LACOMBE, Circuit Judge.

The burners submitted in this case manifestly infringe the Dolan patent. Examination of them shows that they are identical with burners advertised in the Acetylene Journal of October, 1904, by the Crescent Novelty Company as the “Gem” burner. Apparently they are offered to the trade on some theory that they have been so altered from the burners in the former suit, which went to the Circuit Court of Appeals (128 Eed. 599), as to escape infringement. Indeed, another advertiser in the same journal states that its burners are made precisely in the way directed by the final decision, and quotes a single passage from the opinion, as follows:

“If the defendants are correct in their contention that the Bullier burner is practical, successful, and operative when made of lava or steatite, they are at liberty to use the same, or they are at liberty, having closed the aperture at the extreme end of the tip, which admittedly furnishes the air envelope for the gas, to use the aperture whereby the mixing of air with gas is secured.”
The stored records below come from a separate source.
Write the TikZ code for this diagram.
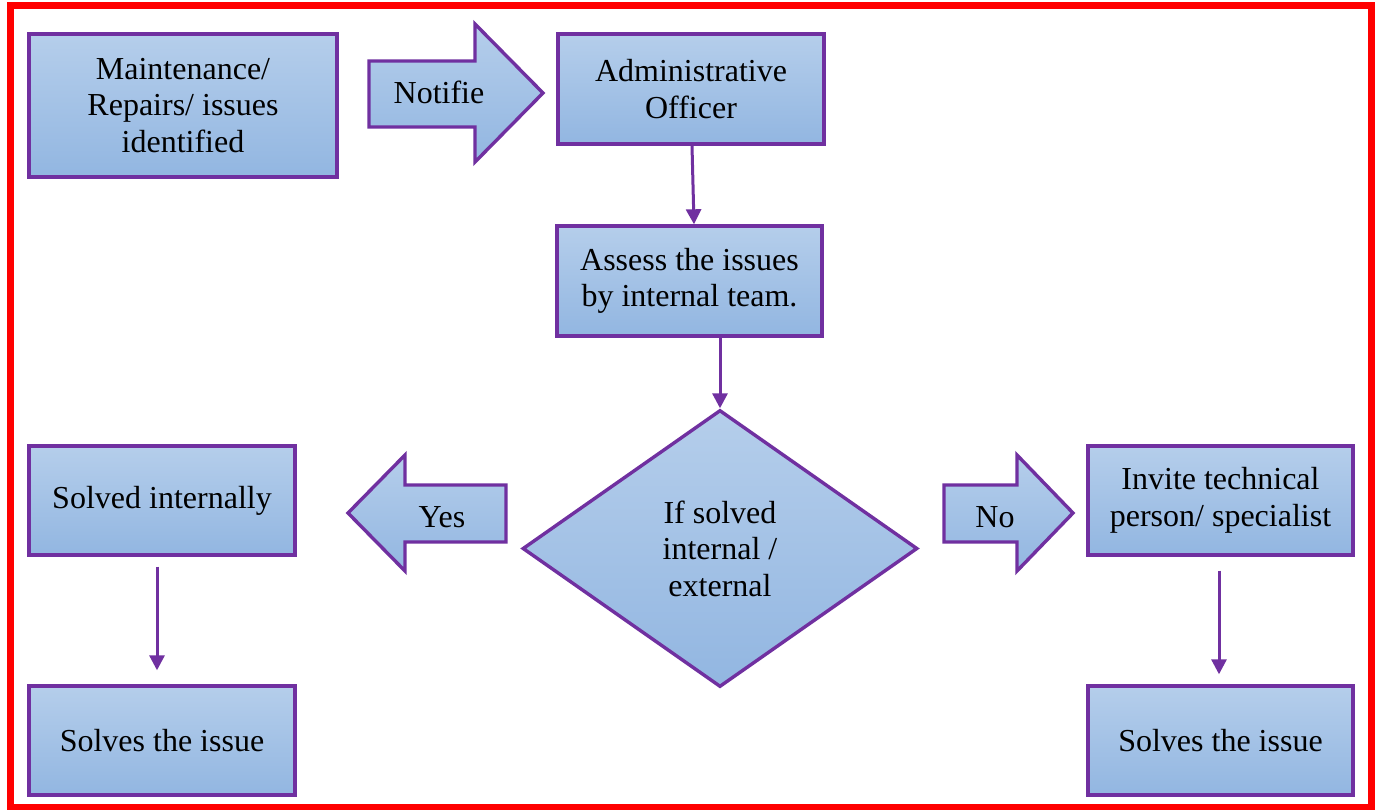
\documentclass[tikz,border=0pt]{standalone}
\usepackage{fontspec}
\setmainfont{Liberation Serif}
\usetikzlibrary{shapes.geometric,arrows.meta,calc}
\definecolor{edgepurple}{HTML}{7030A0}
\definecolor{filltop}{HTML}{B5CEEB}
\definecolor{fillbot}{HTML}{92B6E1}
\definecolor{framered}{HTML}{FF0000}
\tikzset{
  shaded/.style={top color=filltop, bottom color=fillbot, draw=edgepurple, line width=3.4pt, line join=miter},
  stepbox/.style={shaded, rectangle, inner sep=2pt, align=center, font=\fontsize{32}{36.5}\selectfont},
  label/.style={font=\fontsize{32}{36.5}\selectfont, align=center, inner sep=0pt},
  conn/.style={draw=edgepurple, line width=3pt, -{Triangle[width=15pt,length=15pt]}}
}
\begin{document}
\begin{tikzpicture}[x=1pt,y=-1pt]
\useasboundingbox (0,0) rectangle (1376,809);
\fill[white] (0,0) rectangle (1376,809);
% outer frame
\draw[framered, line width=7pt] (10.5,5.5) rectangle (1371.5,807.5);

% process boxes
\node[stepbox, minimum width=308pt, minimum height=143pt] (maint) at (183,105.5) {Maintenance/\\Repairs/ issues\\identified};
\node[stepbox, minimum width=266pt, minimum height=110pt] (adm) at (691,89) {Administrative\\Officer};
\node[stepbox, minimum width=265pt, minimum height=110pt] (ass) at (689.5,281) {Assess the issues\\by internal team.};
\node[stepbox, minimum width=266pt, minimum height=109pt] (si) at (162,500.5) {Solved internally};
\node[stepbox, minimum width=266pt, minimum height=109pt] (sl) at (162,740.5) {Solves the issue};
\node[stepbox, minimum width=265pt, minimum height=109pt] (inv) at (1220.5,500.5) {Invite technical\\person/ specialist};
\node[stepbox, minimum width=265pt, minimum height=109pt] (sr) at (1220.5,740.5) {Solves the issue};

% decision
\node[shaded, diamond, minimum width=395pt, minimum height=277pt, inner sep=0pt, align=center, font=\fontsize{32}{36.5}\selectfont] (dia) at (720,548.5) {If solved\\internal /\\external};

% block arrows
\path[shaded] (369,61) -- (475,61) -- (475,24) -- (543,93) -- (475,162) -- (475,127) -- (369,127) -- cycle;
\node[label] (notif) at (439,92) {Notifie};

\path[shaded] (506,485) -- (405,485) -- (405,455) -- (348,513) -- (405,571) -- (405,542) -- (506,542) -- cycle;
\node[label] (yes) at (442,517) {Yes};

\path[shaded] (944,485) -- (1017,485) -- (1017,455) -- (1073,513) -- (1017,571) -- (1017,542) -- (944,542) -- cycle;
\node[label] (no) at (995,517) {No};

% connectors
\draw[conn] ([xshift=1pt]adm.south) -- ([xshift=4.5pt]ass.north);
\draw[conn] ([xshift=30.5pt]ass.south) -- (dia.north);
\draw[conn] ([xshift=-5pt,yshift=-10pt]si.south) -- ([xshift=-5pt,yshift=14pt]sl.north);
\draw[conn] ([xshift=-1.5pt,yshift=-14pt]inv.south) -- ([xshift=-1.5pt,yshift=10pt]sr.north);
\end{tikzpicture}
\end{document}
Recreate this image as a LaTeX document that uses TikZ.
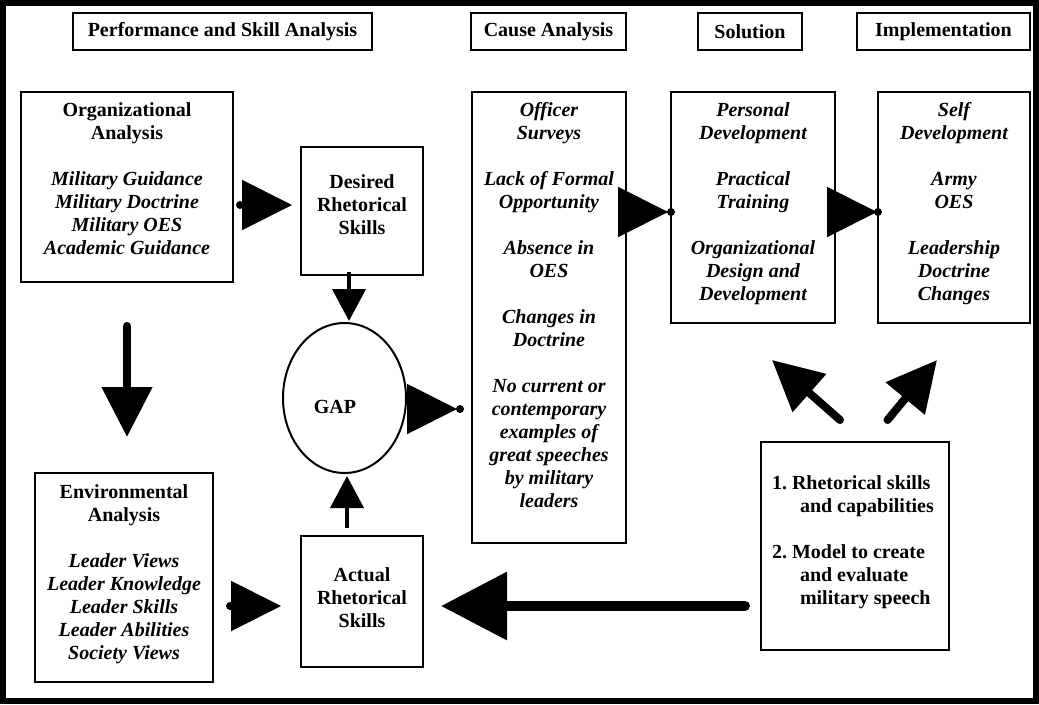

This quotation must be read with the rest of the opinion, particularly with that part of it which describes the Bullier burner, the air passages of which “are located at such a distance below the head as to afford an opportunity for * * * a thorough mixing of air and gas; while in the patent in suit the small chamber end orifices are so located at the uppermost end of the burner as to apparently prevent such mixing.” The air apertures in these burners and in those shown in the advertisement are by no means Bullier apertures located so far below the orifice of combustion as to afford opportunity for the mixing of air and gas, but are Dolan apertures, so close to the tip as to facilitate the formation of the air envelope which is the feature of that patent.

Complainant may take order for preliminary injunction.